From our peregrinations around town, we have not seen many movie theaters. One up by the Palace of Justice … and the place in the upscale Barberini neighborhood that we found. And unlike in Paris, movies in English with subtitles are rare.

The 3:30 p.m. English showing was in a large room, with big, comfortable seats, a clean floor and no stains on the chairs.

As is the case in Paris, the audience was well-behaved, attentive, almost reverential. And not just because Luhrmann’s take on the F. Scott Fitzgerald’s novel was a neon-tinged, hyperkinetic homage.

We might have been watching it alone, it was so quiet in there, and only once in 2.5 hours did a cell phone ring. A stark contrast to what you would expect while watching a movie in the United States or the UAE.

Verdict? A great place to see a movie, and not a bad movie. A morality tale from the early 1920s has some resonance, nearly a century later, but it’s hard to feel it on a gut level, given how cynical many of us have become.

OK. The short bus.

The bus is really the only way to get around Rome. The subway system is short and almost useless if you are on the west side of the city. And not just on the other side of the Tiber.

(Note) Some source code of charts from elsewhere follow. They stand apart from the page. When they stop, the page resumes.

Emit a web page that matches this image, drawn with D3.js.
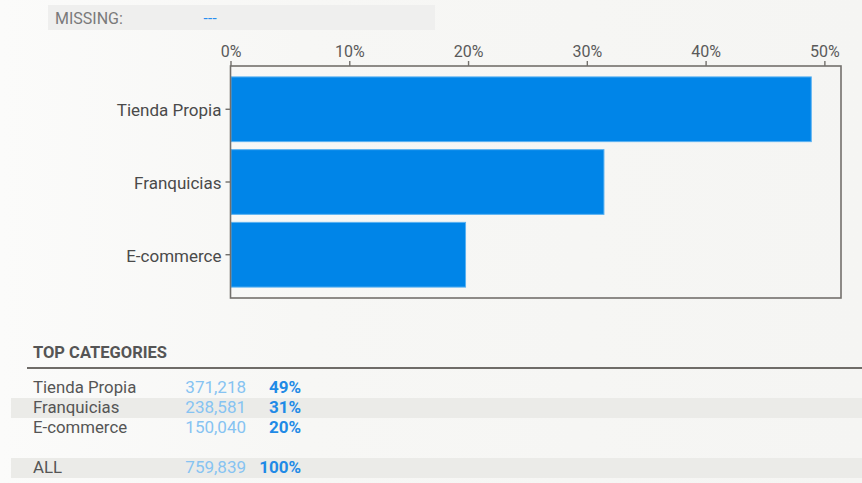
<!DOCTYPE html>
<html>
<head>
<meta charset="utf-8">
<script src="https://cdn.jsdelivr.net/npm/d3@7"></script>
<style>
  html, body { margin: 0; padding: 0; background: #f6f6f4; }
  svg { display: block; }
</style>
</head>
<body>
<svg id="chart" width="862" height="483"></svg>
<script>
// Channel breakdown
const categories = ["Tienda Propia", "Franquicias", "E-commerce"];
const counts = [371218, 238581, 150040];
const total = 759839;
const xTicks = [0, 0.1, 0.2, 0.3, 0.4, 0.5];
const missingLabel = "MISSING:";
const missingValue = "---";
const tableTitle = "TOP CATEGORIES";
const allLabel = "ALL";

const shares = counts.map(c => c / total);

const svg = d3.select("#chart");
const W = 862, H = 483;

// background with a soft left-to-right tint
const defs = svg.append("defs");
const grad = defs.append("linearGradient").attr("id", "bg").attr("x1", 0).attr("x2", 1).attr("y1", 0).attr("y2", 0);
grad.append("stop").attr("offset", 0).attr("stop-color", "#fbfbfa");
grad.append("stop").attr("offset", 0.35).attr("stop-color", "#f7f7f5");
grad.append("stop").attr("offset", 1).attr("stop-color", "#f5f5f3");
svg.append("rect").attr("width", W).attr("height", H).attr("fill", "url(#bg)");

// missing-values strip
svg.append("rect").attr("x", 48).attr("y", 5).attr("width", 387).attr("height", 25).attr("fill", "#efefee");
svg.append("text").attr("x", 55).attr("y", 24).text(missingLabel)
  .attr("font-family", "Roboto, sans-serif").attr("font-size", 16).attr("fill", "#7a7a7a");
svg.append("text").attr("x", 203).attr("y", 23).text(missingValue)
  .attr("font-family", "'DejaVu Sans', sans-serif").attr("font-size", 14).attr("letter-spacing", -0.6)
  .attr("fill", "#2a8ef0");

// bar chart
const plot = { left: 230.5, right: 841, top: 66, bottom: 298 };
const x = d3.scaleLinear().domain([0, 0.514]).range([plot.left, plot.right]);
const y = d3.scaleBand().domain(categories).range([plot.top, plot.bottom])
  .paddingInner(0.11).paddingOuter(0.15);

const g = svg.append("g");

g.selectAll("rect.bar").data(categories).join("rect")
  .attr("class", "bar")
  .attr("x", x(0) + 0.5)
  .attr("y", d => y(d))
  .attr("width", (d, i) => x(shares[i]) - x(0))
  .attr("height", y.bandwidth())
  .attr("fill", "#0085e8")
  .attr("stroke", "#5ab2f2")
  .attr("stroke-width", 1);

// frame
g.append("rect")
  .attr("x", plot.left).attr("y", plot.top)
  .attr("width", plot.right - plot.left).attr("height", plot.bottom - plot.top)
  .attr("fill", "none").attr("stroke", "#73706c").attr("stroke-width", 1.6);

// top axis
const xAxis = d3.axisTop(x).tickValues(xTicks).tickFormat(d3.format(".0%")).tickSize(5).tickSizeOuter(0);
const ax = g.append("g").attr("transform", `translate(0,${plot.top})`).call(xAxis);
ax.select(".domain").remove();
ax.selectAll(".tick line").attr("stroke", "#73706c").attr("stroke-width", 1.4);
ax.selectAll(".tick text").attr("font-family", "Roboto, sans-serif").attr("font-size", 16)
  .attr("fill", "#5a5a5a").attr("dy", "-0.05em");

// left axis
const yAxis = d3.axisLeft(y).tickSize(5).tickSizeOuter(0);
const ay = g.append("g").attr("transform", `translate(${plot.left},0)`).call(yAxis);
ay.select(".domain").remove();
ay.selectAll(".tick line").attr("stroke", "#73706c").attr("stroke-width", 1.4);
ay.selectAll(".tick text").attr("font-family", "Roboto, sans-serif").attr("font-size", 17)
  .attr("fill", "#4a4a4a").attr("x", -9).attr("dy", "0.42em");

// top categories table
svg.append("text").attr("x", 33).attr("y", 358).text(tableTitle)
  .attr("font-family", "'Liberation Sans Narrow', 'Roboto', sans-serif").attr("font-weight", "bold")
  .attr("font-size", 16.5).attr("fill", "#555");
svg.append("line").attr("x1", 27).attr("x2", W).attr("y1", 368).attr("y2", 368)
  .attr("stroke", "#6f6c68").attr("stroke-width", 2);

const rowY = d3.scalePoint().domain(d3.range(categories.length)).range([393, 433]);
const fmt = d3.format(",");
const pct = d3.format(".0%");

const rows = categories.map((c, i) => ({ name: c, value: counts[i], share: shares[i], y: rowY(i), shade: i % 2 === 1 }));
rows.push({ name: allLabel, value: total, share: 1, y: 473, shade: true });

const tbl = svg.append("g");
tbl.selectAll("rect").data(rows.filter(r => r.shade)).join("rect")
  .attr("x", 11).attr("width", W - 11).attr("y", d => d.y - 15).attr("height", 20)
  .attr("fill", "#ebebe8");

const row = tbl.selectAll("g.row").data(rows).join("g").attr("class", "row");
row.append("text").attr("x", 33).attr("y", d => d.y).text(d => d.name)
  .attr("font-family", "Roboto, sans-serif").attr("font-size", 16.8).attr("fill", "#555");
row.append("text").attr("x", 246).attr("y", d => d.y).attr("text-anchor", "end").text(d => fmt(d.value))
  .attr("font-family", "Roboto, sans-serif").attr("font-size", 17).attr("fill", "#86c3f2");
row.append("text").attr("x", 301).attr("y", d => d.y).attr("text-anchor", "end").text(d => pct(d.share))
  .attr("font-family", "Roboto, sans-serif").attr("font-weight", "bold").attr("font-size", 17).attr("fill", "#1f8ae6");
</script>
</body>
</html>
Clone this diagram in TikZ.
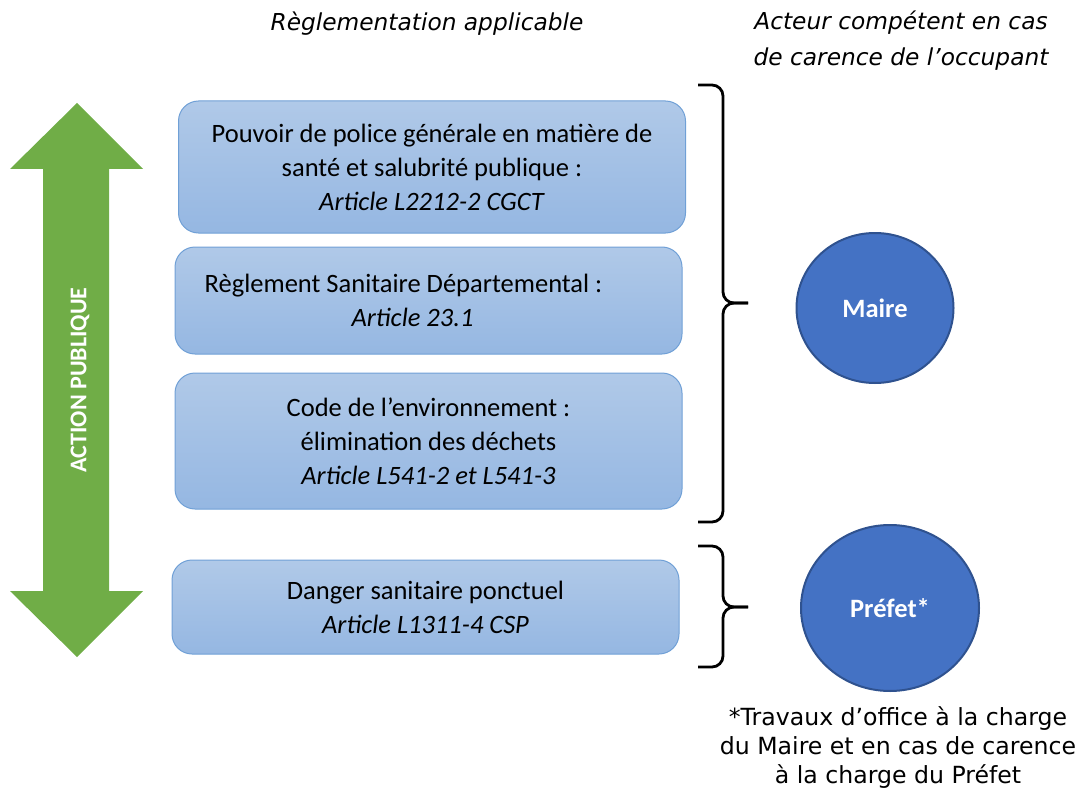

The place has the regular big buses you might expect, but given all the extremely narrow streets in the heart of the older part of the place, the city has rolled out a fleet of 10-seat mini buses.

We rode on one, from Trastevere to Barberini, and it was an interesting, disorienting experience. We had to stand, and that 1) meant we could not see where we were going because our vision was blocked and 2) meant we had to be careful not to be tossed around the interior because we were banging along over cobblestones nearly the whole way.

It is impressive, however, how the 20-foot buses can maneuver through the narrow streets where many of the leading sights of the city are found.

And the last supper in Trastevere. Actually, we meant to eat on the east side of the river, where most of Rome sprawls. Instead, we found ourselves walking around a neighborhood with not much happening, and the restaurant that was our target was shuttered. So … after looking at various other restos, and actually taking a seat in a way overpriced wine bar, where we were ignored for quite some time, we just got up and headed back over to Trastevere, where everything is open and your dining choices number around 100.

(Interestingly, as we crossed the Sisto pedestrian bridge, we found ourselves in a crowd of people heading for cheerful, busy Trastevere.)

We settled on a crowded mom-and-pop style place on a side street we had previously missed. It was mostly expats on the terrace (including one a table where an American college girl talked about herself for 90 minutes as five relatives from home listened to her ramble).

I had the best main course I have eaten thus far in Rome, a Bombolotti Gricia that was warm and savory and just very nice. Pasta without the in-your-face starchiness of some of the pasta here.

And we had another  bottle of Greco de Tufo, though from another winery, and it was fine, but not as fine as the Feudi di San Gregorio we had sipped at the Vin Allegro wine bar a few blocks away (twice).

It was jumping, in Trastevere, and the college kids seemed to just be warming up as we headed out of the busy part of the neighborhood, around 11.

Did I already mention this? Trastevere is very tourist-oriented, but a majority of everyone in there appears to be Italian … and as it turns out, most of Rome is overrun by (and caters to) tourists.

In Trastevere, however, the level of service seems a bit higher, tourists are not seen quite so cynically as cash cows to be milked, and the choices are numerous. It was the least exploitative of the tourists areas we saw.

I liked it. I recommend the neighborhood to anyone staying in Rome for more than a week. A little apartment, not much more than 100 euros a night … that’s the ticket.